Vayu is a term used to convey the meanings of wind, air, force, and the like. The terms prana and vayu have at some places used interchangeably in the Vedic and Upanishadic texts. It should be noted that first came the Vedas and the Upanishads and much later ayurveda. The first physiological mention of vayus is found in the Prashna Upanishad. There, vayu has been outlined as serving five major and five minor functions in the body as:

  • Prana resides in the thorax and facilitates respiration.
  • Apana resides in the intestines and the pelvis and facilitates excretion and bowel movement.
  • Udana resides in the throat and facilitates speech.
  • Samana resides in the stomach and facilitates digestion.
  • Vyana resides in the whole body and facilitates circulation and locomotion.

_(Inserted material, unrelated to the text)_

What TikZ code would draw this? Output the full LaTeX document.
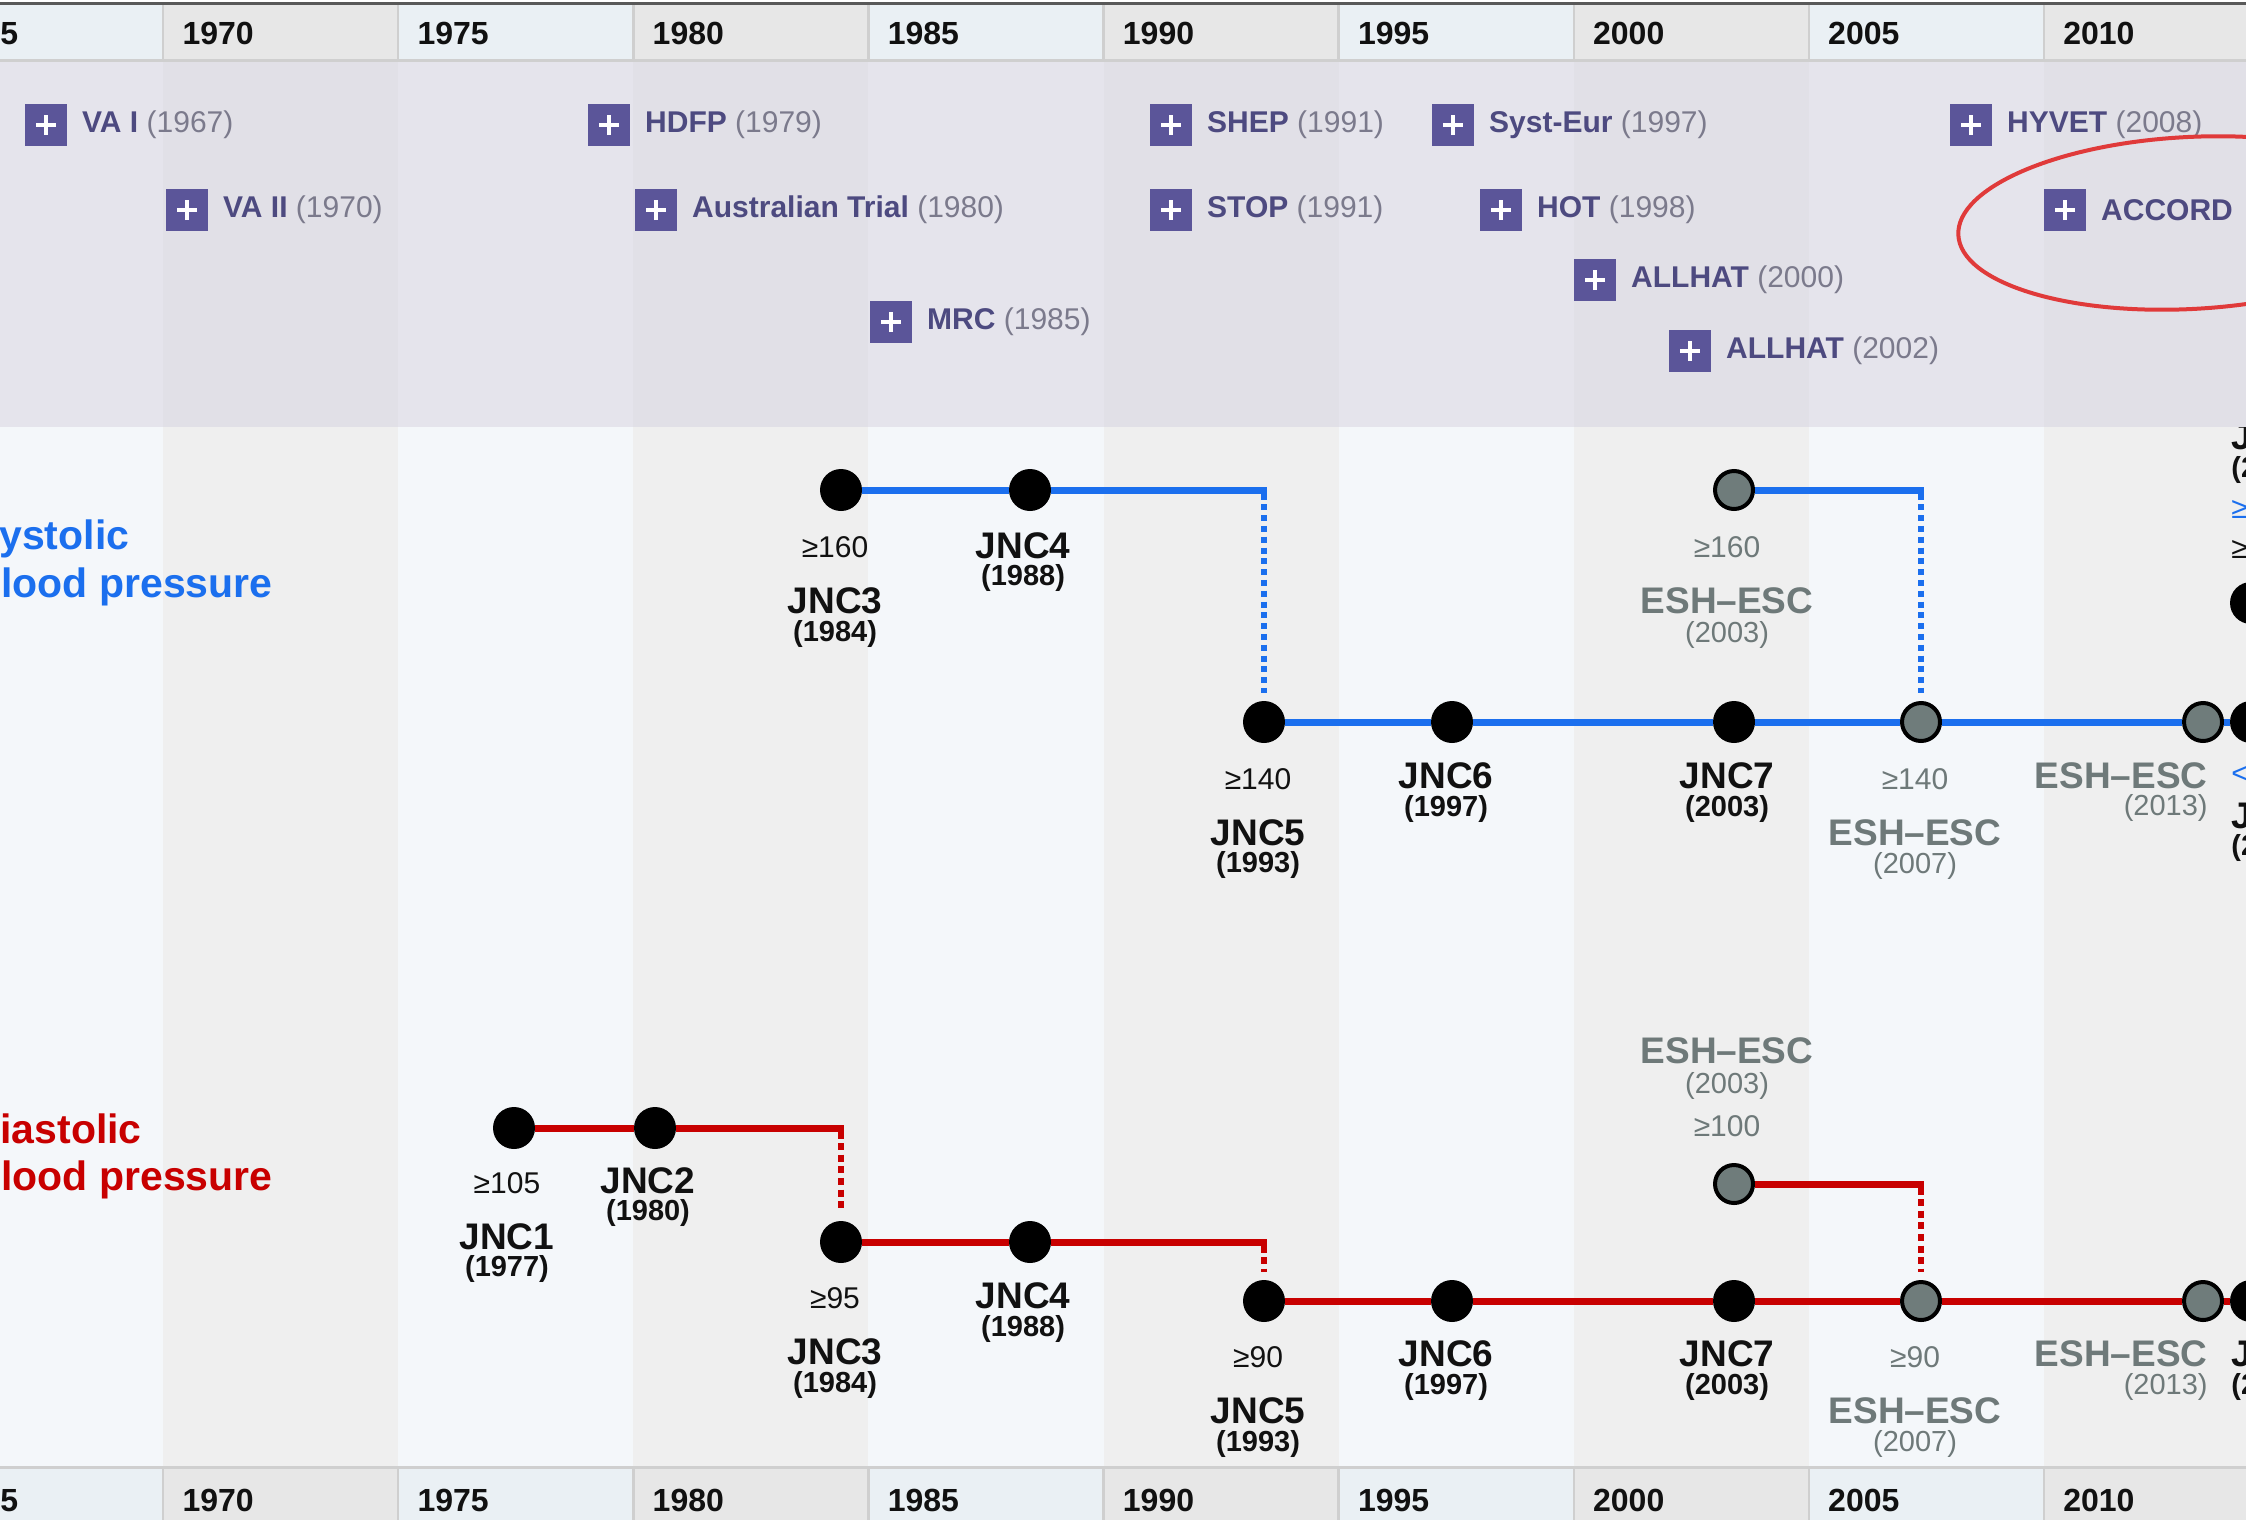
\documentclass[tikz,border=0pt]{standalone}
\usepackage{fontspec}
\setmainfont{Liberation Sans}
\definecolor{mainA}{HTML}{F4F7FA}
\definecolor{mainB}{HTML}{EFEFEF}
\definecolor{trialA}{HTML}{E5E4EC}
\definecolor{trialB}{HTML}{E1E0E7}
\definecolor{hdrA}{HTML}{EAF0F4}
\definecolor{hdrB}{HTML}{E7E7E7}
\definecolor{hdrsep}{HTML}{CFCFCF}
\definecolor{topline}{HTML}{595959}
\definecolor{tboxc}{HTML}{5B5599}
\definecolor{tname}{HTML}{4D4A80}
\definecolor{tyear}{HTML}{7B7A8C}
\definecolor{sysblue}{HTML}{1B6FEE}
\definecolor{diared}{HTML}{C80000}
\definecolor{gfill}{HTML}{6F7C7B}
\definecolor{gtext}{HTML}{6E7979}
\definecolor{ringc}{HTML}{E03A3A}
\definecolor{ink}{HTML}{111111}
\tikzset{
  trialbox/.style={fill=tboxc, minimum size=21pt, inner sep=0pt, anchor=west,
    path picture={
      \draw[white,line width=2pt] ([xshift=-5pt]path picture bounding box.center) -- ([xshift=5pt]path picture bounding box.center);
      \draw[white,line width=2pt] ([yshift=-5pt]path picture bounding box.center) -- ([yshift=5pt]path picture bounding box.center);}},
  triallab/.style={anchor=west, inner sep=0pt, font=\fontsize{15pt}{18pt}\selectfont},
  yearlab/.style={anchor=base west, inner sep=0pt, text=ink, font=\fontsize{16pt}{19pt}\selectfont\bfseries},
  bdot/.style={circle, fill=black, minimum size=21pt, inner sep=0pt},
  gdot/.style={circle, fill=gfill, draw=black, line width=2pt, minimum size=19pt, inner sep=0pt},
  thr/.style={inner sep=0pt, text=ink, font=\fontsize{15pt}{18pt}\selectfont},
  jname/.style={inner sep=0pt, text=ink, font=\fontsize{18.5pt}{22pt}\selectfont\bfseries},
  jyear/.style={inner sep=0pt, text=ink, font=\fontsize{14.5pt}{17pt}\selectfont\bfseries},
  gthr/.style={thr, text=gtext},
  gname/.style={jname, text=gtext},
  gyear/.style={inner sep=0pt, text=gtext, font=\fontsize{14.5pt}{17pt}\selectfont},
  sysline/.style={draw=sysblue, line width=3.5pt},
  sysdash/.style={draw=sysblue, line width=3pt, dash pattern=on 3pt off 2.4pt},
  dialine/.style={draw=diared, line width=3.5pt},
  diadash/.style={draw=diared, line width=3pt, dash pattern=on 3.5pt off 2.3pt},
  bplabel/.style={anchor=base west, inner sep=0pt, font=\fontsize{20.5pt}{24pt}\selectfont\bfseries},
}
\begin{document}
\begin{tikzpicture}[x=0.5pt,y=-0.5pt]
\useasboundingbox (0,0) rectangle (2246,1520);
\clip (0,0) rectangle (2246,1520);
\fill[white] (0,0) rectangle (2246,1520);
% columns: main area and headers
\foreach \i/\c in {0/A,1/B,2/A,3/B,4/A,5/B,6/A,7/B,8/A,9/B}{
  \pgfmathsetmacro{\xl}{-72+235.1*\i}
  \fill[hdr\c] (\xl,5) rectangle ++(235.1,55);
  \fill[main\c] (\xl,427) rectangle ++(235.1,1041);
  \fill[hdr\c] (\xl,1468) rectangle ++(235.1,52);
}
% partly hidden letter at the right edge (under the trial band)
\node[jname, anchor=west] (rjs1) at (2231,437) {J};
% trial band
\foreach \i/\c in {0/A,1/B,2/A,3/B,4/A,5/B,6/A,7/B,8/A,9/B}{
  \pgfmathsetmacro{\xl}{-72+235.1*\i}
  \fill[trial\c] (\xl,62) rectangle ++(235.1,365);
}
% header borders and separators
\fill[topline] (0,2) rectangle (2246,5);
\fill[hdrsep] (0,59) rectangle (2246,62);
\fill[hdrsep] (0,1466) rectangle (2246,1469);
\foreach \i in {1,...,9}{
  \pgfmathsetmacro{\xl}{-72+235.1*\i}
  \fill[hdrsep] (\xl-1.2,5) rectangle (\xl+1.2,59);
  \fill[hdrsep] (\xl-1.2,1469) rectangle (\xl+1.2,1520);
  \pgfmathtruncatemacro{\yr}{1965+5*\i}
  \node[yearlab] (hy\i) at (\xl+19,45) {\yr};
  \node[yearlab] (hb\i) at (\xl+19,1511) {\yr};
}
\node[yearlab] (hy0) at (0,45) {5};
\node[yearlab] (hb0) at (0,1511) {5};

% trials
\foreach \n/\x/\y/\name/\yy in {
  t1/25/125/VA I/(1967),
  t2/166/210/VA II/(1970),
  t3/588/125/HDFP/(1979),
  t4/635/210/Australian Trial/(1980),
  t5/870/322/MRC/(1985),
  t6/1150/125/SHEP/(1991),
  t7/1150/210/STOP/(1991),
  t8/1432/125/Syst-Eur/(1997),
  t9/1480/210/HOT/(1998),
  t10/1574/280/ALLHAT/(2000),
  t11/1669/351/ALLHAT/(2002),
  t12/1950/125/HYVET/(2008)}{
  \node[trialbox] (\n) at (\x,\y) {};
  \node[triallab] (\n l) at ([xshift=7pt]\n.east) {{\bfseries\color{tname}\name} {\color{tyear}\yy}};
}
\node[trialbox] (t13) at (2044,210) {};
\node[triallab] (t13l) at ([xshift=7pt]t13.east) {{\bfseries\color{tname}ACCORD}};

% left labels
\node[bplabel, text=sysblue] (sysa) at (-1,549) {ystolic};
\node[bplabel, text=sysblue] (sysb) at (1,597) {lood pressure};
\node[bplabel, text=diared] (diaa) at (0,1143) {iastolic};
\node[bplabel, text=diared] (diab) at (1,1190) {lood pressure};

% ---------- systolic ----------
\node[bdot] (s3) at (841,490) {};
\node[bdot] (s4) at (1030,490) {};
\coordinate (sc1) at (1267,490);
\node[bdot] (s5) at (1264,722) {};
\node[bdot] (s6) at (1452,722) {};
\node[bdot] (s7) at (1734,722) {};
\node[gdot] (s8) at (1921,722) {};
\node[gdot] (s9) at (2203,722) {};
\node[bdot] (s10) at (2251,722) {};
\node[gdot] (sg) at (1734,490) {};
\coordinate (sc2) at (1924,490);
\node[bdot] (sx) at (2251,603) {};

\draw[sysline] (s3) -- (s4);
\draw[sysline] (s4) -- (sc1);
\draw[sysdash] ([yshift=-1.75pt]s5 |- sc1) -- ([yshift=4pt]s5.north);
\draw[sysline] (s5) -- (s6);
\draw[sysline] (s6) -- (s7);
\draw[sysline] (s7) -- (s8);
\draw[sysline] (s8) -- (s9);
\draw[sysline] (s9) -- (s10);
\draw[sysline] (sg) -- (sc2);
\draw[sysdash] ([yshift=-1.75pt]s8 |- sc2) -- ([yshift=4pt]s8.north);

\node[thr] (l1) at (835,547) {≥160};
\node[jname] (l2) at (835,601) {JNC3};
\node[jyear] (l3) at (835,634) {(1984)};
\node[jname] (l4) at (1023,546) {JNC4};
\node[jyear] (l5) at (1023,578) {(1988)};
\node[thr] (l6) at (1258,779) {≥140};
\node[jname] (l7) at (1258,833) {JNC5};
\node[jyear] (l8) at (1258,865) {(1993)};
\node[jname] (l9) at (1446,776) {JNC6};
\node[jyear] (l10) at (1446,809) {(1997)};
\node[jname] (l11) at (1727,776) {JNC7};
\node[jyear] (l12) at (1727,809) {(2003)};
\node[gthr] (l13) at (1915,779) {≥140};
\node[gname] (l14) at (1915,833) {ESH–ESC};
\node[gyear] (l15) at (1915,866) {(2007)};
\node[gname, anchor=east] (l16) at (2208,776) {ESH–ESC};
\node[gyear, anchor=east] (l17) at (2208,808) {(2013)};
\node[gthr] (l18) at (1727,547) {≥160};
\node[gname] (l19) at (1727,601) {ESH–ESC};
\node[gyear] (l20) at (1727,635) {(2003)};
% right-edge fragments
\node[jyear, anchor=west] (rjs2) at (2231,470) {(2};
\node[thr, text=sysblue, anchor=west] (rjs3) at (2231,509) {≥};
\node[thr, anchor=west] (rjs4) at (2231,549) {≥};
\node[thr, text=sysblue, anchor=west] (rjs5) at (2231,775) {<};
\node[jname, anchor=west] (rjs6) at (2231,816) {J};
\node[jyear, anchor=west] (rjs7) at (2231,848) {(2};

% ---------- diastolic ----------
\node[bdot] (d1) at (514,1128) {};
\node[bdot] (d2) at (655,1128) {};
\coordinate (dc1) at (844,1128);
\node[bdot] (d3) at (841,1242) {};
\node[bdot] (d4) at (1030,1242) {};
\coordinate (dc2) at (1267,1242);
\node[bdot] (d5) at (1264,1301) {};
\node[bdot] (d6) at (1452,1301) {};
\node[bdot] (d7) at (1734,1301) {};
\node[gdot] (d8) at (1921,1301) {};
\node[gdot] (d9) at (2203,1301) {};
\node[bdot] (d10) at (2251,1301) {};
\node[gdot] (dg) at (1734,1184) {};
\coordinate (dc3) at (1924,1184);

\draw[dialine] (d1) -- (d2);
\draw[dialine] (d2) -- (dc1);
\draw[diadash] ([yshift=-1.75pt]d3 |- dc1) -- ([yshift=4pt]d3.north);
\draw[dialine] (d3) -- (d4);
\draw[dialine] (d4) -- (dc2);
\draw[diadash] ([yshift=-1.75pt]d5 |- dc2) -- ([yshift=4pt]d5.north);
\draw[dialine] (d5) -- (d6);
\draw[dialine] (d6) -- (d7);
\draw[dialine] (d7) -- (d8);
\draw[dialine] (d8) -- (d9);
\draw[dialine] (d9) -- (d10);
\draw[dialine] (dg) -- (dc3);
\draw[diadash] ([yshift=-1.75pt]d8 |- dc3) -- ([yshift=4pt]d8.north);

\node[thr] (m1) at (507,1183) {≥105};
\node[jname] (m2) at (507,1237) {JNC1};
\node[jyear] (m3) at (507,1269) {(1977)};
\node[jname] (m4) at (648,1181) {JNC2};
\node[jyear] (m5) at (648,1213) {(1980)};
\node[thr] (m6) at (835,1298) {≥95};
\node[jname] (m7) at (835,1352) {JNC3};
\node[jyear] (m8) at (835,1385) {(1984)};
\node[jname] (m9) at (1023,1296) {JNC4};
\node[jyear] (m10) at (1023,1329) {(1988)};
\node[thr] (m11) at (1258,1357) {≥90};
\node[jname] (m12) at (1258,1411) {JNC5};
\node[jyear] (m13) at (1258,1444) {(1993)};
\node[jname] (m14) at (1446,1354) {JNC6};
\node[jyear] (m15) at (1446,1387) {(1997)};
\node[jname] (m16) at (1727,1354) {JNC7};
\node[jyear] (m17) at (1727,1387) {(2003)};
\node[gthr] (m18) at (1915,1357) {≥90};
\node[gname] (m19) at (1915,1411) {ESH–ESC};
\node[gyear] (m20) at (1915,1444) {(2007)};
\node[gname, anchor=east] (m21) at (2208,1354) {ESH–ESC};
\node[gyear, anchor=east] (m22) at (2208,1387) {(2013)};
\node[gname] (m23) at (1727,1051) {ESH–ESC};
\node[gyear] (m24) at (1727,1086) {(2003)};
\node[gthr] (m25) at (1727,1126) {≥100};
\node[jname, anchor=west] (rjd1) at (2231,1354) {J};
\node[jyear, anchor=west] (rjd2) at (2231,1387) {(2};

% highlight ring
\draw[ringc, line width=2pt, rotate around={3:(2190,223)}] (2190,223) ellipse [x radius=232, y radius=86];
\end{tikzpicture}
\end{document}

These are the major forms of Vayu or Prana. There are minor forms too, that support minute actions like blinking, burping, ejaculation, yawning, sneezing, and decomposition (after death).
Functions of Prana / Vayu

  • Prana or Vayu is responsible for thought processing.
  • It allows all sensory actions such as vision, hearing, smell, taste and touch.
  • It allows movement of contents across the complete GIT.
  • It allows movement of the bowels.
  • It is responsible for metabolism.
  • It is responsible for locomotion.
  • It is responsible for endocrine function.
  • It carries nerve signals across the central and peripheral nervous system.
  • It carries circulation throughout the cardiovascular system.
  • It maintains all other doshas in their healthy state.

Comparison of Prana and Qi

We have seen that both prana and Qi perform the same function in nature and in our body. They are responsible for all physiological processes of the body. When they get aggravated or vitiated, cause discomfort and disease, and maintain health when normal and balanced. They are responsible for creating progeny since the most concentrated form of life is found in the reproductive cells. Both Prana and Qi are the names of the life force which is responsible for the existence of life.

CONCLUSION

Certain energy is vital and manifests itself in many unrecognizable forms to create and run the universe. The functions it performs at the interplanetary and global scale are somewhat similar to those it performs inside of an organism’s body. Its imbalance causes natural disasters in the universe and diseases inside an organism. Traditional Chinese medicine calls it Qi while the ancient Indian system of medicine calls it Prana. Both Prana and Qi are similar in essence and are two different terms for one thing, that thing which runs the universe and within the universe; it runs us through health and disease.